Despite the enormous global appeal of Celtic spirituality, which has inspired a wealth of publications on Irish folk traditions, and despite a rich folk archival resource from the 1920s and 30s upon which scholars can draw, Irish traditions of folk prayer have received relatively little scholarly attention. The genre of folk prayer, which has only recently become an object of study and largely only in Central and Eastern Europe, displays considerable overlap both textually and functionally with verbal charms. As with charm scholarship, the study of folk prayer has the potential to inform contemporary historiographical treatments of the relationship between elite religious and political culture and the popular religion of the people, this is especially so in the context of nineteenth and early twentieth century Ireland.

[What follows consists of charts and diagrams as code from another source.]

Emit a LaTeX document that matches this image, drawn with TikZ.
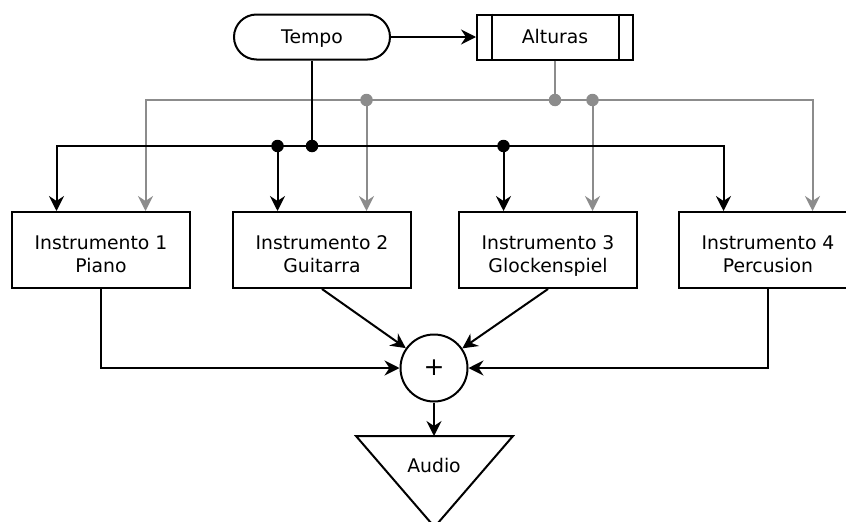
\documentclass[tikz,border=0pt]{standalone}
\usepackage{fontspec}
\setmainfont{DejaVu Sans}
\usetikzlibrary{arrows.meta,calc}
\definecolor{lgray}{RGB}{140,140,140}
\begin{document}
\begin{tikzpicture}[x=1pt,y=-1pt,
  font=\fontsize{18.8}{22.3}\selectfont,
  line width=2pt,
  arr/.style={-{Stealth[length=15pt,width=15pt,inset=5pt]}},
  box/.style={draw,minimum width=178pt,minimum height=76pt,align=center,inner sep=0pt,
    text height=48.5pt,text depth=4.5pt},
  capbox/.style={text height=13.8pt,text depth=0pt},
  jdot/.style={circle,fill,inner sep=0pt,minimum size=12.5pt}]
\useasboundingbox (0,0) rectangle (846,522);
% top nodes
\node[draw,capbox,rounded corners=22.5pt,minimum width=156pt,minimum height=45pt,inner sep=0pt] (tempo) at (312,37) {Tempo};
\node[draw,capbox,minimum width=156pt,minimum height=45pt,inner sep=0pt] (alt) at (555,37) {Alturas};
\draw ([xshift=16pt]alt.north west) -- ([xshift=16pt]alt.south west);
\draw ([xshift=-15pt]alt.north east) -- ([xshift=-15pt]alt.south east);
% instruments
\node[box] (i1) at (101,250) {Instrumento 1\\Piano};
\node[box] (i2) at (322,250) {Instrumento 2\\Guitarra};
\node[box] (i3) at (548,250) {Instrumento 3\\Glockenspiel};
\node[box] (i4) at (768,250) {Instrumento 4\\Percusion};
% sum and audio
\node[draw,circle,minimum size=67pt,inner sep=0pt,font=\fontsize{25}{25}\selectfont] (sum) at (434,368) {+};
\draw (356,436) -- (513,436) -- (434.5,527) -- cycle;
\coordinate (atop) at (434,436);
\node[capbox] (audio) at (434,465.5) {Audio};
% entry coordinates
\foreach \n in {i1,i2,i3,i4}{
  \coordinate (\n b) at ([xshift=-44.5pt]\n.north);
  \coordinate (\n g) at ([xshift=44.5pt]\n.north);
}
\coordinate (gb) at (0,100);
\coordinate (bb) at (0,146);
% gray network
\begin{scope}[draw=lgray,color=lgray]
\draw (alt.south) -- (alt.south |- gb);
\draw[arr] (alt.south |- gb) -| (i1g);
\draw[arr] (alt.south |- gb) -| (i4g);
\draw[arr] (i2g |- gb) -- (i2g);
\draw[arr] (i3g |- gb) -- (i3g);
\node[jdot] (gd1) at (alt.south |- gb) {};
\node[jdot] (gd2) at (i2g |- gb) {};
\node[jdot] (gd3) at (i3g |- gb) {};
\end{scope}
% black network
\draw[arr] (tempo) -- (alt);
\draw (tempo.south) -- (tempo.south |- bb);
\draw[arr] (tempo.south |- bb) -| (i1b);
\draw[arr] (tempo.south |- bb) -| (i4b);
\draw[arr] (i2b |- bb) -- (i2b);
\draw[arr] (i3b |- bb) -- (i3b);
\node[jdot] (bd1) at (tempo.south |- bb) {};
\node[jdot] (bd2) at (i2b |- bb) {};
\node[jdot] (bd3) at (i3b |- bb) {};
% to sum
\draw[arr] (i1.south) |- (sum);
\draw[arr] (i4.south) |- (sum);
\draw[arr] (i2.south) -- (sum);
\draw[arr] (i3.south) -- (sum);
\draw[arr] (sum) -- (atop);
\end{tikzpicture}
\end{document}
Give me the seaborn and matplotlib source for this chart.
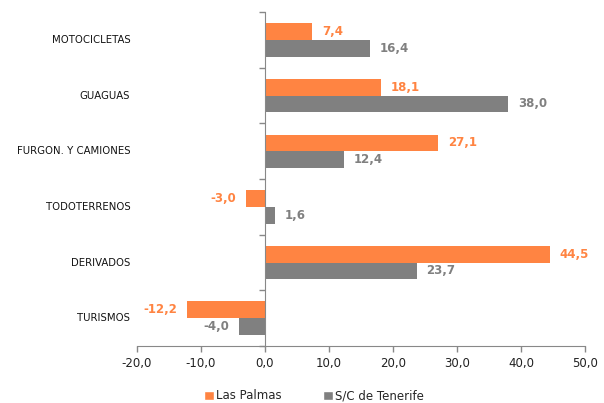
import pandas as pd
import matplotlib
matplotlib.use('Agg')
import matplotlib.pyplot as plt
from matplotlib.ticker import FuncFormatter, FixedLocator
from matplotlib.patches import Patch
import seaborn as sns

categories = ['MOTOCICLETAS', 'GUAGUAS', 'FURGON. Y CAMIONES',
              'TODOTERRENOS', 'DERIVADOS', 'TURISMOS']
las_palmas = [7.4, 18.1, 27.1, -3.0, 44.5, -12.2]
tenerife = [16.4, 38.0, 12.4, 1.6, 23.7, -4.0]
series = ['Las Palmas', 'S/C de Tenerife']
colors = ['#FF8442', '#808080']

df = pd.DataFrame({
    'categoria': categories * 2,
    'valor': las_palmas + tenerife,
    'serie': [series[0]] * len(categories) + [series[1]] * len(categories),
})


def coma(v, pos=None):
    return f'{v:.1f}'.replace('.', ',')


sns.set_style('white')
plt.rcParams['font.family'] = ['DejaVu Sans']
plt.rcParams['axes.unicode_minus'] = False

fig = plt.figure(figsize=(6.04, 4.03), dpi=100)
ax = fig.add_axes([0.2268, 0.1414, 0.7417, 0.8286])

sns.barplot(data=df, x='valor', y='categoria', hue='serie', order=categories,
            hue_order=series, palette=colors, orient='h', width=0.6,
            saturation=1, legend=False, linewidth=0, ax=ax)

for container, col in zip(ax.containers, colors):
    ax.bar_label(container, labels=[coma(b.get_width()) for b in container],
                 padding=7, color=col, fontsize=8.5, fontweight='bold')

ax.set_xlim(-20, 50)
ax.set_ylim(len(categories) - 0.5, -0.5)
ax.xaxis.set_major_locator(FixedLocator(range(-20, 51, 10)))
ax.xaxis.set_major_formatter(FuncFormatter(coma))
ax.set_xlabel('')
ax.set_ylabel('')

for s in ['top', 'right']:
    ax.spines[s].set_visible(False)
ax.spines['left'].set_position(('data', 0))
ax.spines['left'].set_color('#888888')
ax.spines['bottom'].set_color('#888888')

ax.set_yticks(range(len(categories)))
ax.set_yticklabels([])
ax.set_yticks([i - 0.5 for i in range(len(categories) + 1)], minor=True)
ax.tick_params(axis='y', which='major', length=0)
ax.tick_params(axis='y', which='minor', left=True, length=4, width=1,
               color='#888888', direction='out')
ax.tick_params(axis='x', bottom=True, length=4, width=1, color='#888888',
               direction='out', labelsize=8.5, labelcolor='#222222', pad=4)

trans = ax.get_yaxis_transform()
for i, cat in enumerate(categories):
    ax.text(-0.015, i, cat, transform=trans, ha='right', va='center',
            fontsize=7.3, color='#111111')

handles = [Patch(facecolor=c, label=s) for c, s in zip(colors, series)]
fig.legend(handles=handles, loc='lower center', bbox_to_anchor=(0.52, -0.025),
           ncol=2, frameon=False, fontsize=8.5, handlelength=0.8,
           handleheight=0.8, handletextpad=0.2, columnspacing=3.5)

fig.savefig('out.png', dpi=100)
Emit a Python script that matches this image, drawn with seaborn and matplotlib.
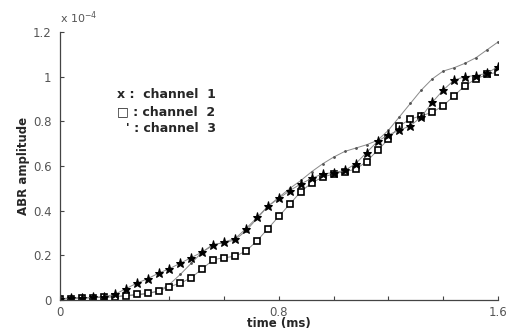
import numpy as np
import pandas as pd
import matplotlib
matplotlib.use("Agg")
import matplotlib.pyplot as plt
import seaborn as sns

# time axis (ms), one sample every 0.04 ms
time_ms = [round(0.04 * i, 2) for i in range(41)]

# ABR amplitude in units of 1e-4
channel_1 = [0.005, 0.010, 0.010, 0.012, 0.015, 0.025, 0.050, 0.075, 0.095, 0.120,
             0.140, 0.165, 0.190, 0.215, 0.245, 0.260, 0.275, 0.320, 0.370, 0.420,
             0.455, 0.490, 0.520, 0.545, 0.565, 0.570, 0.580, 0.610, 0.660, 0.710,
             0.740, 0.760, 0.780, 0.820, 0.885, 0.940, 0.985, 1.000, 1.005, 1.015,
             1.045]
channel_2 = [0.004, 0.005, 0.008, 0.010, 0.012, 0.015, 0.020, 0.025, 0.030, 0.040,
             0.060, 0.075, 0.100, 0.140, 0.180, 0.190, 0.195, 0.220, 0.265, 0.320,
             0.375, 0.430, 0.485, 0.525, 0.550, 0.565, 0.575, 0.585, 0.620, 0.670,
             0.720, 0.780, 0.810, 0.825, 0.840, 0.870, 0.915, 0.960, 0.990, 1.010,
             1.020]
channel_3 = [0.005, 0.008, 0.010, 0.010, 0.012, 0.015, 0.018, 0.022, 0.028, 0.040,
             0.070, 0.115, 0.165, 0.215, 0.250, 0.255, 0.270, 0.310, 0.365, 0.420,
             0.460, 0.500, 0.535, 0.575, 0.610, 0.640, 0.665, 0.680, 0.695, 0.715,
             0.760, 0.820, 0.880, 0.940, 0.990, 1.025, 1.040, 1.060, 1.085, 1.120,
             1.155]

x_ticks = [0, 0.2, 0.4, 0.6, 0.8, 1.0, 1.2, 1.4, 1.6]
x_tick_labels = ["0", "", "", "", "0.8", "", "", "", "1.6"]
y_ticks = [0, 0.2, 0.4, 0.6, 0.8, 1.0, 1.2]
y_tick_labels = ["0", "0.2", "0.4", "0.6", "0.8", "1", "1.2"]
legend_lines = ["x :  channel  1", "□ : channel  2", "  ' : channel  3"]

sns.set_style("ticks")
plt.rcParams["font.family"] = ["DejaVu Sans"]

fig = plt.figure(figsize=(5.10, 3.31), dpi=100)
ax = fig.add_axes([0.1176, 0.0937, 0.8588, 0.8097])

line_kw = dict(color="#8a8a8a", linewidth=0.7, ax=ax, legend=False)
sns.lineplot(x=time_ms, y=channel_3, marker=".", markersize=2.5,
             markerfacecolor="#555555", markeredgecolor="#555555", **line_kw)
sns.lineplot(x=time_ms, y=channel_2, marker="s", markersize=4.5,
             markerfacecolor="white", markeredgecolor="black",
             markeredgewidth=1.2, **line_kw)
sns.lineplot(x=time_ms, y=channel_1, marker="*", markersize=6.5,
             markerfacecolor="black", markeredgecolor="black", **line_kw)

ax.set_xlim(0, 1.6)
ax.set_ylim(0, 1.2)
ax.set_xticks(x_ticks)
ax.set_xticklabels(x_tick_labels)
ax.set_yticks(y_ticks)
ax.set_yticklabels(y_tick_labels)
ax.tick_params(direction="in", length=3, width=0.8, colors="#444444",
               labelsize=8.5, labelcolor="#555555")
ax.tick_params(axis="y", pad=6)
ax.tick_params(axis="x", pad=4)
sns.despine(ax=ax)
for side in ("left", "bottom"):
    ax.spines[side].set_color("#444444")
    ax.spines[side].set_linewidth(0.9)

ax.set_xlabel("time (ms)", fontsize=8.5, fontweight="bold", labelpad=-1)
ax.set_ylabel("ABR amplitude", fontsize=8.5, fontweight="bold", labelpad=2)
fig.text(60 / 510, 1 - 18 / 331, "x 10$^{-4}$", fontsize=8, color="#555555",
         va="center", ha="left")

for i, txt in enumerate(legend_lines):
    fig.text(117 / 510, 1 - (95 + 17 * i) / 331, txt, fontsize=9,
             fontweight="bold", va="center", ha="left")

fig.savefig("out.png", dpi=100)
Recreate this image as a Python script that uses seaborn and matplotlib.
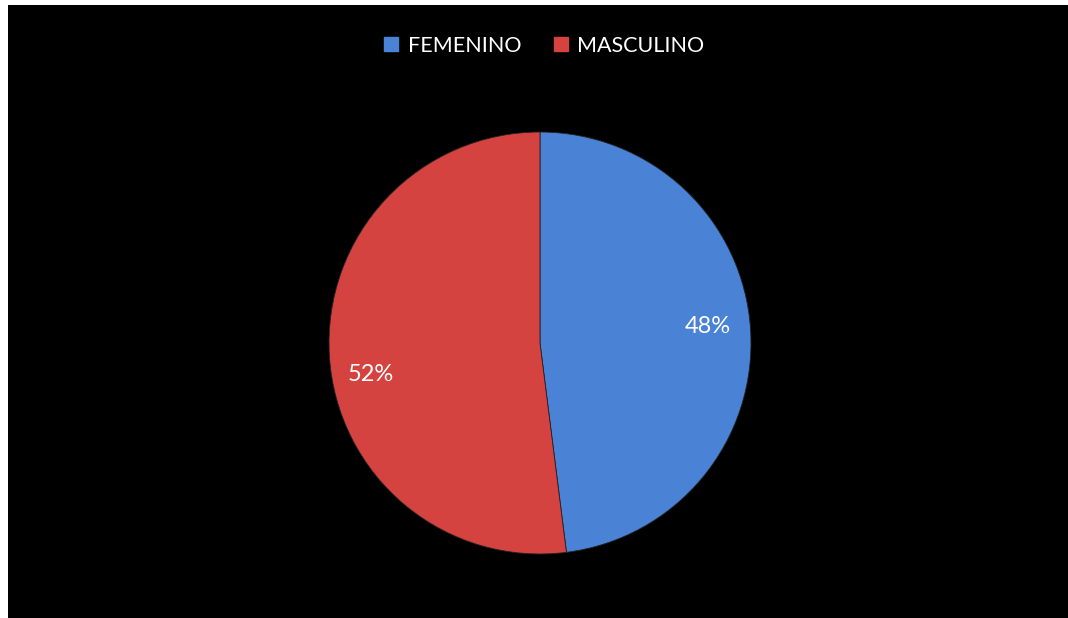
import matplotlib
matplotlib.use("Agg")
import matplotlib.pyplot as plt
from matplotlib.lines import Line2D
import seaborn as sns

# Distribución por sexo
categories = ["FEMENINO", "MASCULINO"]
percentages = [48, 52]
colors = ["#4a82d6", "#d4433f"]

sns.set_theme(style="dark")
plt.rcParams["font.family"] = ["Lato", "DejaVu Sans"]

W, H, DPI = 1068, 618, 100
fig = plt.figure(figsize=(W / DPI, H / DPI), dpi=DPI, facecolor="white")

# black chart area
bg = fig.add_axes([8 / W, 0, 1 - 8 / W, (H - 5) / H])
bg.set_facecolor("black")
bg.set_xticks([])
bg.set_yticks([])
for s in bg.spines.values():
    s.set_visible(False)

# pie area
cx, cy, r = 540, 343, 211
ax = fig.add_axes([(cx - r) / W, (H - cy - r) / H, 2 * r / W, 2 * r / H])
ax.set_facecolor("none")
wedges, texts, autotexts = ax.pie(
    percentages,
    colors=colors,
    startangle=90,
    counterclock=False,
    radius=1,
    autopct=lambda p: f"{p:.0f}%",
    pctdistance=0.8,
    wedgeprops=dict(edgecolor="#222222", linewidth=0.6),
    textprops=dict(color="white", fontsize=17),
)
label_pos = [(0.795, 0.08), (-0.80, -0.148)]
for t, pos in zip(autotexts, label_pos):
    t.set_position(pos)
    t.set_ha("center")
    t.set_va("center")
ax.set_xlim(-1, 1)
ax.set_ylim(-1, 1)
ax.set_aspect("auto")
ax.axis("off")

handles = [
    Line2D([], [], marker="s", linestyle="none", markersize=9.5,
           markerfacecolor=c, markeredgecolor=c)
    for c in colors
]
leg = fig.legend(
    handles, categories, loc="center", bbox_to_anchor=(543 / W, 1 - 46 / H),
    ncol=2, frameon=False, fontsize=15.5, handletextpad=0.3,
    columnspacing=1.4, handlelength=0.9,
)
for t in leg.get_texts():
    t.set_color("white")

fig.savefig("out.png", dpi=DPI, facecolor=fig.get_facecolor())
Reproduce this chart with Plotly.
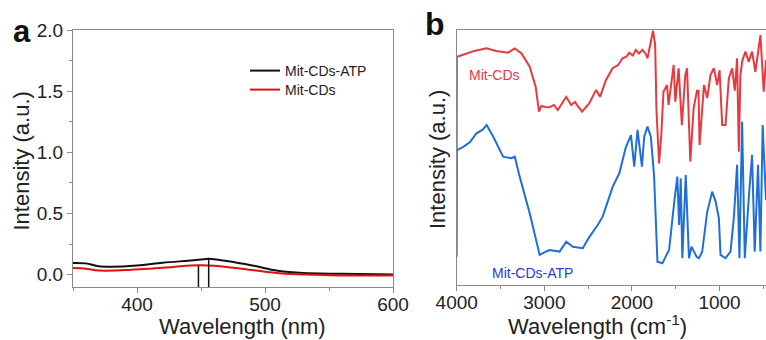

            In this paper, I will locate Irish folk prayer, sometimes referred to in the scant Irish literature as ‘Sean-dánta dorcha’ (old dark verses) or ‘paidreacha dorcha’ (dark prayers), within the broader context of European folk prayer scholarship, pointing to two important formal characteristics that help define the genre; the opening scene and the closing formula. I contest here that the Celtic prayer traditions represented and marketed in the 20th century as characteristic of an age-old Irish spirituality are a ‘sanitised’ and ‘homogenised’ product that masks an important and overlooked aspect of pre-famine and pre-independence Irish religious tradition, the practice of ‘paidreacha dorcha.’